Entries from a dataset:

########################################

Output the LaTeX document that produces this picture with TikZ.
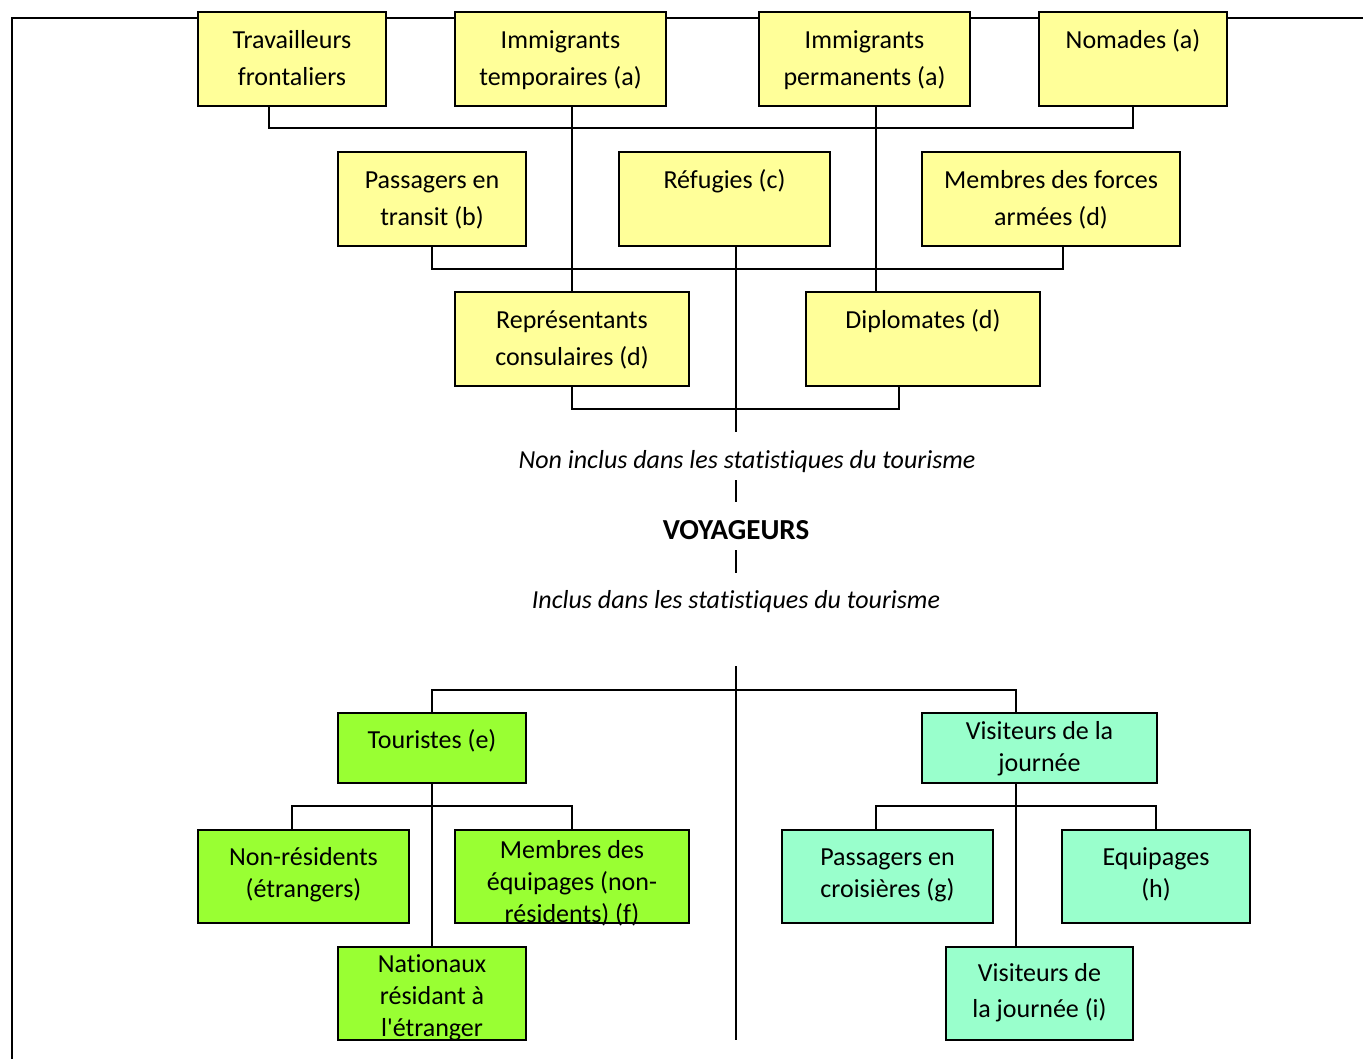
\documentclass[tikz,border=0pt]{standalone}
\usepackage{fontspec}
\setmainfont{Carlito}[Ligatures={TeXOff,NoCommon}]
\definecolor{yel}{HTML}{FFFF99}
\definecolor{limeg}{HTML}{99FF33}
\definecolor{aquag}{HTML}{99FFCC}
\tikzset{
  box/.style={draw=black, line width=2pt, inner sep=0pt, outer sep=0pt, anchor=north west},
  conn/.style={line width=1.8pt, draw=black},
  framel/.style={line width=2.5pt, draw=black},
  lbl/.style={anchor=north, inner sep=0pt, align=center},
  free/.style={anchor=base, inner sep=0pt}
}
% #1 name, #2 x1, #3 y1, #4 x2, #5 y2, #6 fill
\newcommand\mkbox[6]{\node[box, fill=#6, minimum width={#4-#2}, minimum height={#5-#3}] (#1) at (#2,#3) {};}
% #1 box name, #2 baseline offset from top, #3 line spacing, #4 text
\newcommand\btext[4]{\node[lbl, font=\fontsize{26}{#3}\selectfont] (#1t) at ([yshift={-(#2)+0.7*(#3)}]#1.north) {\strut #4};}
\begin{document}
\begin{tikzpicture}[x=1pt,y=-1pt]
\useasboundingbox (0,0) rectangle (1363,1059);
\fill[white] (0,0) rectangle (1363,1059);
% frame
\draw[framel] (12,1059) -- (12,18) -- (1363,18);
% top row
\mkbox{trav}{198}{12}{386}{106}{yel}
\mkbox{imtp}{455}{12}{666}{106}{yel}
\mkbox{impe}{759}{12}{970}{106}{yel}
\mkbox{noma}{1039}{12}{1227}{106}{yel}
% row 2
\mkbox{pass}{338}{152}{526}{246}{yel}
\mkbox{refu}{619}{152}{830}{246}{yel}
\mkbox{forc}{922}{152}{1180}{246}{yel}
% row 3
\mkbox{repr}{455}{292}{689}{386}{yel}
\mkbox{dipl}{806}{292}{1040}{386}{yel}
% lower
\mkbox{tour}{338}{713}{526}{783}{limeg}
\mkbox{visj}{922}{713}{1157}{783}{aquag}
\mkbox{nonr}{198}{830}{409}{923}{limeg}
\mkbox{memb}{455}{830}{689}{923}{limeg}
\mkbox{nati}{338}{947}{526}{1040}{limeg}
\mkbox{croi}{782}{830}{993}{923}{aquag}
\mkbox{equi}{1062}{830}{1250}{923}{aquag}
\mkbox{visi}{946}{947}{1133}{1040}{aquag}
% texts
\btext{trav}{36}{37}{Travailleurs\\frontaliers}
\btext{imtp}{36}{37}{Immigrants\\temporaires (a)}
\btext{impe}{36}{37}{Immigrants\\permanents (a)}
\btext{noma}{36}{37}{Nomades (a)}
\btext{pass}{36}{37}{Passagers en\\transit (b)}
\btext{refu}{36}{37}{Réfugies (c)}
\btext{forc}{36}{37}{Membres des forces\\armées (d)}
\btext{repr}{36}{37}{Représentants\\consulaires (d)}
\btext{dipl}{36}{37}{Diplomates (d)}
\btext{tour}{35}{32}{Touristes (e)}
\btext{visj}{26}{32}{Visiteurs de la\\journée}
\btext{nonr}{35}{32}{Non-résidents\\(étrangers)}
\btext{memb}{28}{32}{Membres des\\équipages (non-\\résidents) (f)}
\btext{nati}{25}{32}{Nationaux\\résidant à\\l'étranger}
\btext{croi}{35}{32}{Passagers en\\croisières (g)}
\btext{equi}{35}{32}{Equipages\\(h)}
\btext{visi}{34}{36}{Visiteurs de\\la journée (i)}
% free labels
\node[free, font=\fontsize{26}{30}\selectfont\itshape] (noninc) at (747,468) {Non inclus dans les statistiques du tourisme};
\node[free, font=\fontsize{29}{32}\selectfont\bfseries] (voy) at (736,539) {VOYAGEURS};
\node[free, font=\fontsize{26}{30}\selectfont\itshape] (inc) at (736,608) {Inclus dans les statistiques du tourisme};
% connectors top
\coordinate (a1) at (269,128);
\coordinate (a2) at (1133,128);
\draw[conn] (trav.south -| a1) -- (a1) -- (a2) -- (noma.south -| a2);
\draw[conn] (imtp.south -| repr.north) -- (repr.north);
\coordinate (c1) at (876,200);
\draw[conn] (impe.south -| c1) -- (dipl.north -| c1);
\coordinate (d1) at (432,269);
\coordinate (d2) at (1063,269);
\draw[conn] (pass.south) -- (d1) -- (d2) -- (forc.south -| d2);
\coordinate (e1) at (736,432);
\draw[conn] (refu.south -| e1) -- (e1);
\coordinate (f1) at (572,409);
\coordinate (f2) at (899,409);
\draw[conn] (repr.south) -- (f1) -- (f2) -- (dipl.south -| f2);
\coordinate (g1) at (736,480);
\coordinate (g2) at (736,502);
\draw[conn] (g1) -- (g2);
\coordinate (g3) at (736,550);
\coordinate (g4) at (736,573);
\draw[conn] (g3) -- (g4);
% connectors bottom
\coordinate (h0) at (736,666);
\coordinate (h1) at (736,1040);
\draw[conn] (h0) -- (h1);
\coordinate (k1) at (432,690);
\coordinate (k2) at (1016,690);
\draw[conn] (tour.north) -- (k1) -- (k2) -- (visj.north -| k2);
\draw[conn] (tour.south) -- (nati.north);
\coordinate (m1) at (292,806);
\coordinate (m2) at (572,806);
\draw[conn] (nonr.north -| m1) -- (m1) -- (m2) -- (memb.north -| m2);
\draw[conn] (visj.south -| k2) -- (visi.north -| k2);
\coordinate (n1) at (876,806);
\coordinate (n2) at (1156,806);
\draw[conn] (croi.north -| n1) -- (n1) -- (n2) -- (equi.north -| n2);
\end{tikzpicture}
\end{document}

########################################

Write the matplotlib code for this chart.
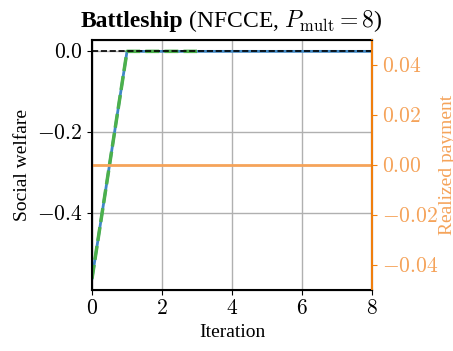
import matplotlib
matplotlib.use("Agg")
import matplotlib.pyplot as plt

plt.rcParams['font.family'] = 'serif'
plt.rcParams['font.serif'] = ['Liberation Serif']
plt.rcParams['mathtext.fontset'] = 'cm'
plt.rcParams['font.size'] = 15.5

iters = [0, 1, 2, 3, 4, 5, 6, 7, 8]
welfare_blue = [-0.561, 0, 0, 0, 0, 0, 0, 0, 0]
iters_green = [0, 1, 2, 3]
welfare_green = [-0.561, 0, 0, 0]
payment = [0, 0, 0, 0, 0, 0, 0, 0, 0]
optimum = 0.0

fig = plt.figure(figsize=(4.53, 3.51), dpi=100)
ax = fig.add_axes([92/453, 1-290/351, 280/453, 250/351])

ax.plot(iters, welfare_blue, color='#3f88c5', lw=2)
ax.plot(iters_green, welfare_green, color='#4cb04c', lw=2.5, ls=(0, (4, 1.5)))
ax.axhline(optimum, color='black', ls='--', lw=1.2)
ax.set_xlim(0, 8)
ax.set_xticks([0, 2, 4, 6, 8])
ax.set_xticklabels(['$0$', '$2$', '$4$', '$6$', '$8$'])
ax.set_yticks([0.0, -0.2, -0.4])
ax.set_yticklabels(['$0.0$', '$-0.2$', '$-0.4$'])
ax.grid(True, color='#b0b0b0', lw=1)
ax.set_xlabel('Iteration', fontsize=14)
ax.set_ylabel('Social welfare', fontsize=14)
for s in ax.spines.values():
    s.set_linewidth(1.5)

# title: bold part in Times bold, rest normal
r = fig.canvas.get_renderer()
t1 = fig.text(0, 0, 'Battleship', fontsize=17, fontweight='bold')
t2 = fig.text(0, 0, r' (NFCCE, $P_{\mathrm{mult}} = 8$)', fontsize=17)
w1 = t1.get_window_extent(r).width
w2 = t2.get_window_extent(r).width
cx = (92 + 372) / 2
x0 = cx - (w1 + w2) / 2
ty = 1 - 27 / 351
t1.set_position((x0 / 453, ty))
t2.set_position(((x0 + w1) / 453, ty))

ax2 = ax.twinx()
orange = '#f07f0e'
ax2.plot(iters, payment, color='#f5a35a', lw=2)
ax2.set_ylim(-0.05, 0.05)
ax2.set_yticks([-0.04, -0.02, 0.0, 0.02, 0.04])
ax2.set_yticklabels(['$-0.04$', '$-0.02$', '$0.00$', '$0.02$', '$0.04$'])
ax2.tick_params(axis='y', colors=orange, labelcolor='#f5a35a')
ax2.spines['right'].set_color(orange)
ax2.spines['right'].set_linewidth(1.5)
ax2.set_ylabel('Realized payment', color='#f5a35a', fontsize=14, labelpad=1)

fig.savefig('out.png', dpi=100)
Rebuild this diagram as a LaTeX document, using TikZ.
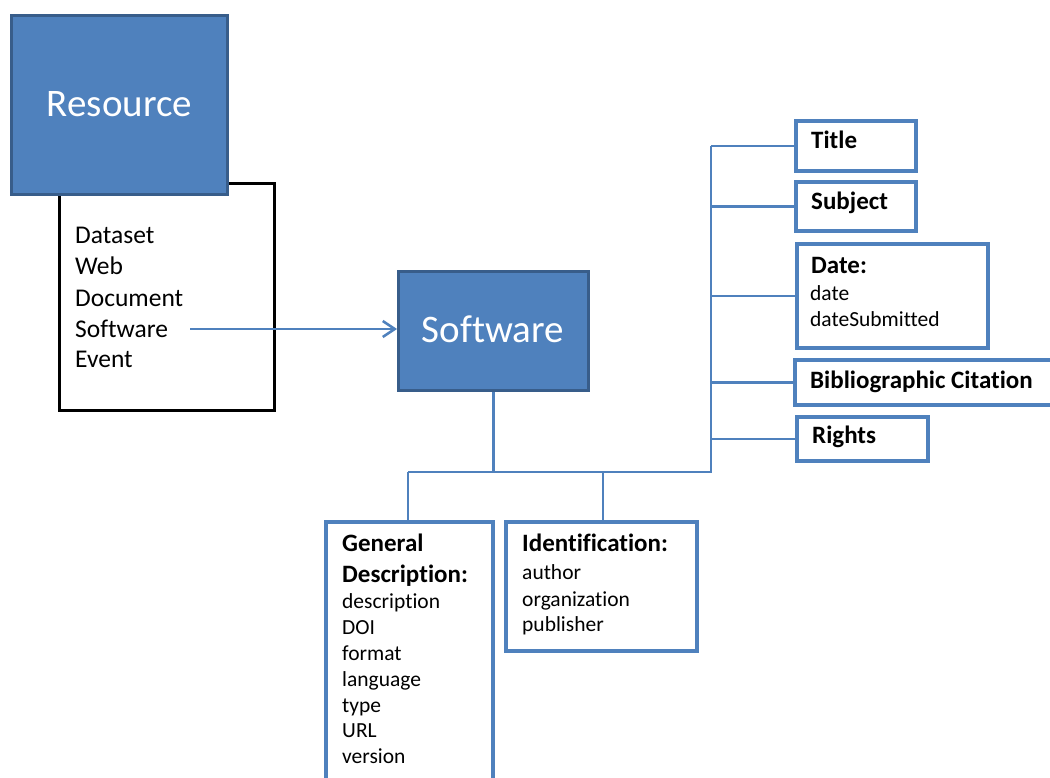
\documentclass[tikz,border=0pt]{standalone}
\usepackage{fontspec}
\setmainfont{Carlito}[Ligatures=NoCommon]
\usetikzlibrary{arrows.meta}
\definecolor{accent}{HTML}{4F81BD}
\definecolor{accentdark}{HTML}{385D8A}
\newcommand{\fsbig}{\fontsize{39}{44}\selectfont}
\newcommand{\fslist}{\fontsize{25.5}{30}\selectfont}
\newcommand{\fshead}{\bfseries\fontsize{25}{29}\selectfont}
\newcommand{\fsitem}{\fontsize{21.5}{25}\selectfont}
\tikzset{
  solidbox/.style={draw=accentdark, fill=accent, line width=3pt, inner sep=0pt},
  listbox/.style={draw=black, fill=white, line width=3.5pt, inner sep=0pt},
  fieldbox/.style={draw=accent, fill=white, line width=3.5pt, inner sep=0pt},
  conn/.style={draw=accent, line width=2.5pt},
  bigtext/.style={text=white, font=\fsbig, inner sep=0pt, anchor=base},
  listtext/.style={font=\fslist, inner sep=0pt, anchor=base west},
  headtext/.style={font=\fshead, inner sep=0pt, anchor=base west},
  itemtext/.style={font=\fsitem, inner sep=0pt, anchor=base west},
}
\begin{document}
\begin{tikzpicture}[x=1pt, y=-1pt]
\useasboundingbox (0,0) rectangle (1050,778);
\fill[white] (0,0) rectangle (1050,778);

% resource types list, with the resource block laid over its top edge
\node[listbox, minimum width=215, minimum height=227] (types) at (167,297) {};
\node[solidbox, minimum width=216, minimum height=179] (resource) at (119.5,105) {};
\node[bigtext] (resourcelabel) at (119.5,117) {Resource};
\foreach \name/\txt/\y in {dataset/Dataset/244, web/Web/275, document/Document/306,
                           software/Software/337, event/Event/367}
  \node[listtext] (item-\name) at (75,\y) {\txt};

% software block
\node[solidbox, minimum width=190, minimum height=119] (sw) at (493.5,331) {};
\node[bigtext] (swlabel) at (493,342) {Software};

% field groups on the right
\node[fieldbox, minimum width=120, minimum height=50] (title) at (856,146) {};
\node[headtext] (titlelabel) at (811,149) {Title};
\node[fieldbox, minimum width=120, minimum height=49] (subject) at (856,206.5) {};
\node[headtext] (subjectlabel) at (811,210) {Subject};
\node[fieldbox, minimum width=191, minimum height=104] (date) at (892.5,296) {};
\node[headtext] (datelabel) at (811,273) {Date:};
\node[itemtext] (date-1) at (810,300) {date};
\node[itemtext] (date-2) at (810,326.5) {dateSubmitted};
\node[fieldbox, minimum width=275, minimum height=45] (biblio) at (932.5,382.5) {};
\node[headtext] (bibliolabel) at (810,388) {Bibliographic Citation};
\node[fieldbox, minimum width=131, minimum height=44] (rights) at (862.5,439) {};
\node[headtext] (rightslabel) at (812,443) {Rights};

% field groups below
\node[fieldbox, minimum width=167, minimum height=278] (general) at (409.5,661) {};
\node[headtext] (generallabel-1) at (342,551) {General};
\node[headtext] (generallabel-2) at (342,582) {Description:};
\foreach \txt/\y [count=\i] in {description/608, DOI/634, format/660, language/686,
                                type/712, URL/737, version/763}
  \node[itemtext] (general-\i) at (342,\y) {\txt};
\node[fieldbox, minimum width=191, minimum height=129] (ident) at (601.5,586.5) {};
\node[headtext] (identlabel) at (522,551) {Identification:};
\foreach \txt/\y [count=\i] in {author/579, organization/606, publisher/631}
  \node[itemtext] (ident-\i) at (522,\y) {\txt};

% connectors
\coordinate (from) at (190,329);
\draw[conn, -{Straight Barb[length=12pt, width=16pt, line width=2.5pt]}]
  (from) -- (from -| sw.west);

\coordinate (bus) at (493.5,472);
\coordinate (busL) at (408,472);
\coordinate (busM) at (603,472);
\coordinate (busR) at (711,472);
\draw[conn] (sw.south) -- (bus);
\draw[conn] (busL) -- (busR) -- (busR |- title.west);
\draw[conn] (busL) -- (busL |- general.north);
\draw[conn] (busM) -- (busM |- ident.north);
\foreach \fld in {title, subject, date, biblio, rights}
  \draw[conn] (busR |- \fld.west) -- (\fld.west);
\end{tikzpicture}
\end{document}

########################################

§ WHAT YOU SHOULD DO: Write out the lines beginning with the one that contains "Write the matplotlib code for this chart." and ending with the one that contains "import matplotlib.pyplot as plt", exactly as given. Leave pictures out.

§ WRITTEN SOLUTION:
Write the matplotlib code for this chart.
import matplotlib
matplotlib.use("Agg")
import matplotlib.pyplot as plt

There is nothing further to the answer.